■ **INSTRUCTIONS TO FOLLOW**:
Word for word, quote all of the material, omitting the pictures.

──────

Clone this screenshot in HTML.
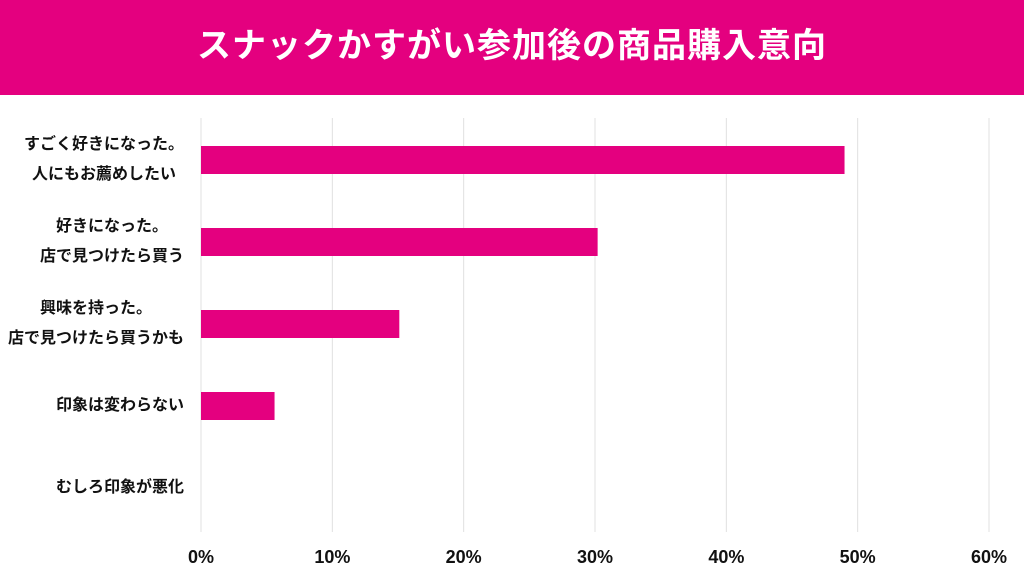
<!DOCTYPE html>
<html><head><meta charset="utf-8"><style>
body{margin:0;width:1024px;height:576px;background:#fff;overflow:hidden;position:relative;font-family:"Liberation Sans","Noto Sans CJK JP",sans-serif;}
#hdr{position:absolute;left:0;top:0;width:1024px;height:95px;background:#E4007F;color:#fff;font-weight:bold;font-size:34px;text-align:center;line-height:92px;letter-spacing:1px;}
.lbl{position:absolute;right:840px;font-weight:bold;font-size:16px;color:#111;text-align:center;line-height:30px;}
</style></head><body>
<div id="hdr">スナックかすがい参加後の商品購入意向</div>
<svg id="c" width="1024" height="576" style="position:absolute;left:0;top:0"></svg>
<div id="labels"></div>
<script>
const categories=["すごく好きになった。<br>人にもお薦めしたい","好きになった。<br>店で見つけたら買う","興味を持った。<br>店で見つけたら買うかも","印象は変わらない","むしろ印象が悪化"];
const values=[49.0,30.2,15.1,5.6,0];
const ticks=[0,10,20,30,40,50,60];
const tickLabels=["0%","10%","20%","30%","40%","50%","60%"];
const ns="http://www.w3.org/2000/svg";
const svg=document.getElementById('c');
const x0=201,x1=989,xmax=60;
const xs=v=>x0+(x1-x0)*v/xmax;
const rowY=i=>160+82*i;
ticks.forEach((t,i)=>{
 const l=document.createElementNS(ns,'line');
 
 
 l.setAttribute('x1',xs(t));l.setAttribute('x2',xs(t));l.setAttribute('y1',118);l.setAttribute('y2',532);
 l.setAttribute('stroke','#e0e0e0');l.setAttribute('stroke-width','1');svg.appendChild(l);
 const tx=document.createElementNS(ns,'text');
 
 
 tx.setAttribute('x',xs(t));tx.setAttribute('y',563);tx.setAttribute('text-anchor','middle');
 tx.setAttribute('font-size','18');tx.setAttribute('font-weight','bold');tx.setAttribute('fill','#111');
 tx.textContent=tickLabels[i];svg.appendChild(tx);
});
const lbls=document.getElementById('labels');
values.forEach((v,i)=>{
 const r=document.createElementNS(ns,'rect');
 
 
 r.setAttribute('x',xs(0));r.setAttribute('y',rowY(i)-14);r.setAttribute('width',xs(v)-xs(0));r.setAttribute('height',28);
 r.setAttribute('fill','#E4007F');svg.appendChild(r);
 const d=document.createElement('div');
 
 
 d.className='lbl';d.innerHTML=categories[i];
 lbls.appendChild(d);
 const n=categories[i].split('<br>').length;
 d.style.top=(rowY(i)-15*n)+'px';
});
</script>
</body></html>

──────

■ **SOLUTION TO THE EXERCISE**:
Clone this screenshot in HTML.
<!DOCTYPE html>
<html><head><meta charset="utf-8"><style>
body{margin:0;width:1024px;height:576px;background:#fff;overflow:hidden;position:relative;font-family:"Liberation Sans","Noto Sans CJK JP",sans-serif;}
#hdr{position:absolute;left:0;top:0;width:1024px;height:95px;background:#E4007F;color:#fff;font-weight:bold;font-size:34px;text-align:center;line-height:92px;letter-spacing:1px;}
.lbl{position:absolute;right:840px;font-weight:bold;font-size:16px;color:#111;text-align:center;line-height:30px;}
</style></head><body>
<div id="hdr">スナックかすがい参加後の商品購入意向</div>
<svg id="c" width="1024" height="576" style="position:absolute;left:0;top:0"></svg>
<div id="labels"></div>
<script>
const categories=["すごく好きになった。<br>人にもお薦めしたい","好きになった。<br>店で見つけたら買う","興味を持った。<br>店で見つけたら買うかも","印象は変わらない","むしろ印象が悪化"];
const values=[49.0,30.2,15.1,5.6,0];
const ticks=[0,10,20,30,40,50,60];
const tickLabels=["0%","10%","20%","30%","40%","50%","60%"];
const ns="http://www.w3.org/2000/svg";
const svg=document.getElementById('c');
const x0=201,x1=989,xmax=60;
const xs=v=>x0+(x1-x0)*v/xmax;
const rowY=i=>160+82*i;
ticks.forEach((t,i)=>{
 const l=document.createElementNS(ns,'line');
 
 
 l.setAttribute('x1',xs(t));l.setAttribute('x2',xs(t));l.setAttribute('y1',118);l.setAttribute('y2',532);
 l.setAttribute('stroke','#e0e0e0');l.setAttribute('stroke-width','1');svg.appendChild(l);
 const tx=document.createElementNS(ns,'text');
 
 
 tx.setAttribute('x',xs(t));tx.setAttribute('y',563);tx.setAttribute('text-anchor','middle');
 tx.setAttribute('font-size','18');tx.setAttribute('font-weight','bold');tx.setAttribute('fill','#111');
 tx.textContent=tickLabels[i];svg.appendChild(tx);
});
const lbls=document.getElementById('labels');
values.forEach((v,i)=>{
 const r=document.createElementNS(ns,'rect');
 
 
 r.setAttribute('x',xs(0));r.setAttribute('y',rowY(i)-14);r.setAttribute('width',xs(v)-xs(0));r.setAttribute('height',28);
 r.setAttribute('fill','#E4007F');svg.appendChild(r);
 const d=document.createElement('div');
 
 
 d.className='lbl';d.innerHTML=categories[i];
 lbls.appendChild(d);
 const n=categories[i].split('<br>').length;
 d.style.top=(rowY(i)-15*n)+'px';
});
</script>
</body></html>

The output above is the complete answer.